Par conséquent, et en l'état des relations très dégradées entre les parties, un risque de non- restitution des fonds par la SARL FIPI, en cas d'infirmation du jugement du 24 février 2022, ne peut être écarté.
Au regard de l'ensemble de ces éléments, il y en a lieu d'admettre que le demandeur justifie suffisamment que l'exécution provisoire du jugement du 24 février 2022 entraînerait pour lui un risque de conséquences manifestement excessives, au sens de l'article 524 du code de procédure civile précitée.
Sur la demande dirigée à l'encontre de Monsieur [C] [W]
L'article 524 précité conditionne la recevabilité de la demande d'arrêt de l'exécution provisoire à l'existence d'un appel du jugement dont les dispositions sont exécutoires.
En l'espèce, Monsieur [D] a bien interjeté appel du jugement du 24 février 2022.
Par ailleurs, il n'appartient pas au premier président, saisi sur le fondement de l'article 524 du code de procédure civile, d'analyser et encore moins de se prononcer sur la recevabilité de l'appel.
L'appelant est en droit d'attraire à la procédure de référé sursis engagée sur ce fondement une partie qui n'est pas intimée dans la procédure d'appel mais qui est concernée par sa demande d'arrêt de l'exécution provisoire, dès lors qu'elle a été condamnée in solidum avec lui à payer les montants dus.
Par ailleurs, dans le cadre de la présente procédure, le principe du contradictoire a été respecté puisque Monsieur [W], représenté par son conseil, qui a reçu communication des conclusions adverses et a comparu à l'audience, a été à même de présenter ses observations.

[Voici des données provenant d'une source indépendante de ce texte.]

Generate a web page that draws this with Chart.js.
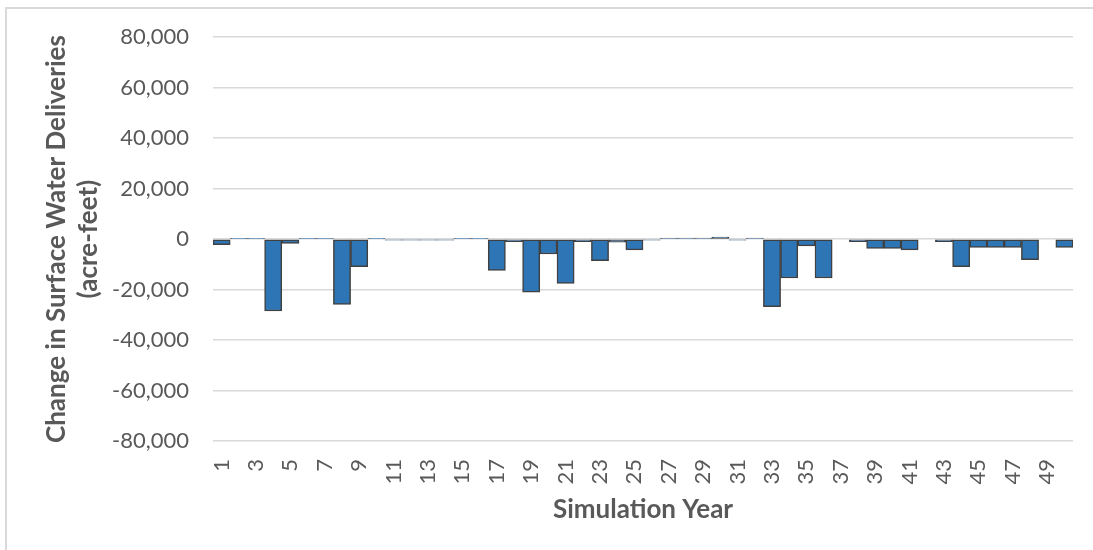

La présente ordonnance sera donc déclarée commune et opposable à Monsieur [W].
Sur les frais et dépens
La présente procédure étant étroitement liée à la procédure au fond dont l'issue est incertaine, chaque partie supportera ses propres dépens et il n'y a pas lieu de faire application de l'article 700 du code de procédure civile au profit de l'une ou l'autre des parties.
PAR CES MOTIFS
Statuant contradictoirement, après débats en audience publique,
Déclarons les demandes de Monsieur [X] [D] recevables ;
Ordonnons à l'égard de Monsieur [X] [D] l'arrêt de l'exécution provisoire du jugement rendu par le tribunal judiciaire de Strasbourg le 24 février 2022 ;
Déclarons la présente ordonnance commune et opposable à Monsieur [C] [W] ;
Rejetons les demandes respectives des parties fondées sur l'article 700 du code de procédure civile ;
Condamnons chaque partie à supporter ses propres dépens.